NQC contains very little in the way of RCX specific functions.  Support for controlling 
motors, reading sensors, etc. is provided in the rcx.nqh file.  This section explains some 
of the low level constructs used within these definitions.

Internally, many of the RCX operations use "values", which are essentially a form of 
typed data.  Each value has a "type" and a "index", which together specify a sort of 
effective address for the runtime value.   Of course, one of the types is "constant", in 
which case the effective value is equal to the index itself.  Other types include reading an 
input sensor or generating a random number.

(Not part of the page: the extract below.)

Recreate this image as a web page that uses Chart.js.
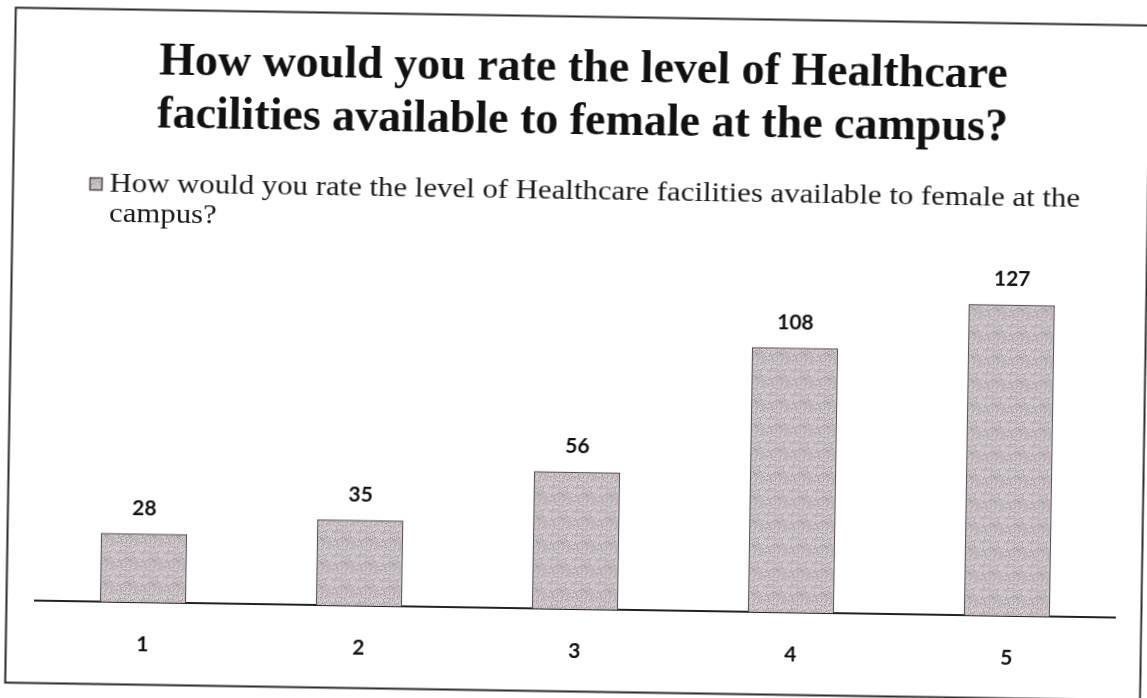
<!DOCTYPE html>
<html>
<head>
<meta charset="utf-8">
<script src="https://cdn.jsdelivr.net/npm/chart.js@4/dist/chart.umd.min.js"></script>
<style>
  html, body { margin: 0; padding: 0; background: #fff; overflow: hidden; }
  #wrap { position: absolute; left: 0; top: 0; width: 1147px; height: 698px;
          transform: rotate(0.9deg); transform-origin: 50% 50%; }
  canvas { display: block; }
</style>
</head>
<body>
<div id="wrap"><canvas id="c" width="1147" height="698"></canvas></div>
<script>
// Survey data
const titleLines = ['How would you rate the level of Healthcare', 'facilities available to female at the campus?'];
const seriesName = 'How would you rate the level of Healthcare facilities available to female at the campus?';
const categories = ['1', '2', '3', '4', '5'];
const counts = [28, 35, 56, 108, 127];

const SANS = 'Lato, "Open Sans", sans-serif';
const SERIF = '"Liberation Serif", "Times New Roman", serif';

// Speckled grey fill for the bars (deterministic hash texture)
function makeFill() {
  const N = 24;
  const c = document.createElement('canvas');
  c.width = c.height = N;
  const g = c.getContext('2d');
  const img = g.createImageData(N, N);
  for (let y = 0; y < N; y++) {
    for (let x = 0; x < N; x++) {
      let h = (x * 374761393 + y * 668265263) ^ 0x5bd1e995;
      h = Math.imul(h ^ (h >>> 13), 1274126177);
      h = (h ^ (h >>> 16)) >>> 0;
      const t = (h & 255) / 255;
      const streak = ((x + y * 2) % 7 === 0) ? -28 : 0;
      const base = 198 + Math.round((t - 0.5) * 60) + streak;
      const pink = ((h >>> 8) & 15) < 2 ? 14 : 0;
      const i = (y * N + x) * 4;
      img.data[i] = Math.min(255, base + pink);
      img.data[i + 1] = Math.min(255, base - 6);
      img.data[i + 2] = Math.min(255, base - 2 + (pink >> 1));
      img.data[i + 3] = 255;
    }
  }
  g.putImageData(img, 0, 0);
  return g.createPattern(c, 'repeat');
}
const barFill = makeFill();

// Page frame drawn behind everything
const framePlugin = {
  id: 'frame',
  beforeDraw(chart) {
    const ctx = chart.ctx;
    ctx.save();
    ctx.fillStyle = '#fff';
    ctx.fillRect(0, 0, chart.width, chart.height);
    ctx.strokeStyle = '#2e2a2c';
    ctx.lineWidth = 2;
    ctx.strokeRect(10.5, 16.5, 1135, 675);
    ctx.restore();
  }
};

// Legend: swatch plus wrapped series name
const legendPlugin = {
  id: 'wrappedLegend',
  afterDraw(chart) {
    const ctx = chart.ctx;
    ctx.save();
    ctx.fillStyle = barFill;
    ctx.fillRect(87, 185, 13, 13);
    ctx.strokeStyle = '#4a4448';
    ctx.lineWidth = 1.5;
    ctx.strokeRect(87.5, 185.5, 12, 12);
    ctx.font = '28px ' + SERIF;
    ctx.fillStyle = '#1a1a1a';
    ctx.textBaseline = 'middle';
    ctx.textAlign = 'left';
    const sx = 1.1;
    const label = chart.data.datasets[0].label;
    const maxW = 1000 / sx;
    const words = label.split(' ');
    const lines = [];
    let line = '';
    for (const w of words) {
      const test = line ? line + ' ' + w : w;
      if (ctx.measureText(test).width > maxW && line) { lines.push(line); line = w; }
      else line = test;
    }
    if (line) lines.push(line);
    ctx.translate(107, 0);
    ctx.scale(sx, 1);
    lines.forEach((l, i) => ctx.fillText(l, 0, 192 + i * 30));
    ctx.restore();
  }
};

// Value labels above each bar
const valueLabelPlugin = {
  id: 'valueLabels',
  afterDatasetsDraw(chart) {
    const ctx = chart.ctx;
    const meta = chart.getDatasetMeta(0);
    const vals = chart.data.datasets[0].data;
    ctx.save();
    ctx.font = 'bold 21px ' + SANS;
    ctx.fillStyle = '#111';
    ctx.textAlign = 'center';
    ctx.textBaseline = 'middle';
    meta.data.forEach((bar, i) => {
      ctx.fillText(String(vals[i]), bar.x, bar.y - 25);
    });
    ctx.restore();
  }
};

new Chart(document.getElementById('c'), {
  type: 'bar',
  data: {
    labels: categories,
    datasets: [{
      label: seriesName,
      data: counts,
      backgroundColor: barFill,
      borderColor: '#5a5458',
      borderWidth: 1.5,
      borderSkipped: 'start',
      categoryPercentage: 1,
      barPercentage: 0.4
    }]
  },
  options: {
    responsive: false,
    animation: false,
    events: [],
    layout: { padding: { left: 39, right: 28, top: 0, bottom: 29 } },
    plugins: {
      legend: { display: false },
      tooltip: { enabled: false },
      title: {
        display: true,
        text: titleLines,
        color: '#111',
        font: { family: SERIF, size: 46, weight: 'bold', lineHeight: 1.15 },
        padding: { top: 43, bottom: 117 }
      }
    },
    scales: {
      x: {
        grid: { display: false, drawTicks: false },
        border: { display: true, color: '#222', width: 2 },
        ticks: { color: '#111', font: { family: SANS, size: 21, weight: 'bold' }, padding: 30 },
        afterFit(scale) { scale.height = 60; }
      },
      y: { display: false, min: 0, max: 140 }
    }
  },
  plugins: [framePlugin, legendPlugin, valueLabelPlugin]
});
</script>
</body>
</html>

The compiler can perform arithmetic operations only on compile time constants.  Certain 
statement (such as conditional clauses) require values, and constants are automatically 
promoted to values in these situations.

However, sometimes it is desireable to specify the type/index pair directly.  This can be 
done by using the @ operator, which converts a 24 bit number directly to a value.  The 
lower 16 bits are the index, the next 8 are the type code.  For example, since the type code 
for "constants" is 2, the following value is equal to 0x123:

@0x20123

The type code for variables is 0, so the following refers to variable 7:

@0x00007

This is very different from 0x00007, which equals the number 7.  It would've been much 
nicer if LEGO had made the type code for constants equal to 0, but we have to live with 
this hack.

Sometimes it is necessary to convert a value back into its "effective address".  This is 
done by enclosing the value in brackets:

[ Random(7) ]

The effective address is constant, thus can be manipulated with the compiler's arithmetic 
operators.

Finally, the "asm" statement allows most primitives to be implemented:

asm { data };

"data" is one or more numbers, separated by commas.  The asm statement emits the literal 
data contained within its braces.  The data bytes for an asm statement must be compile 
time contsatnts, not runtime values.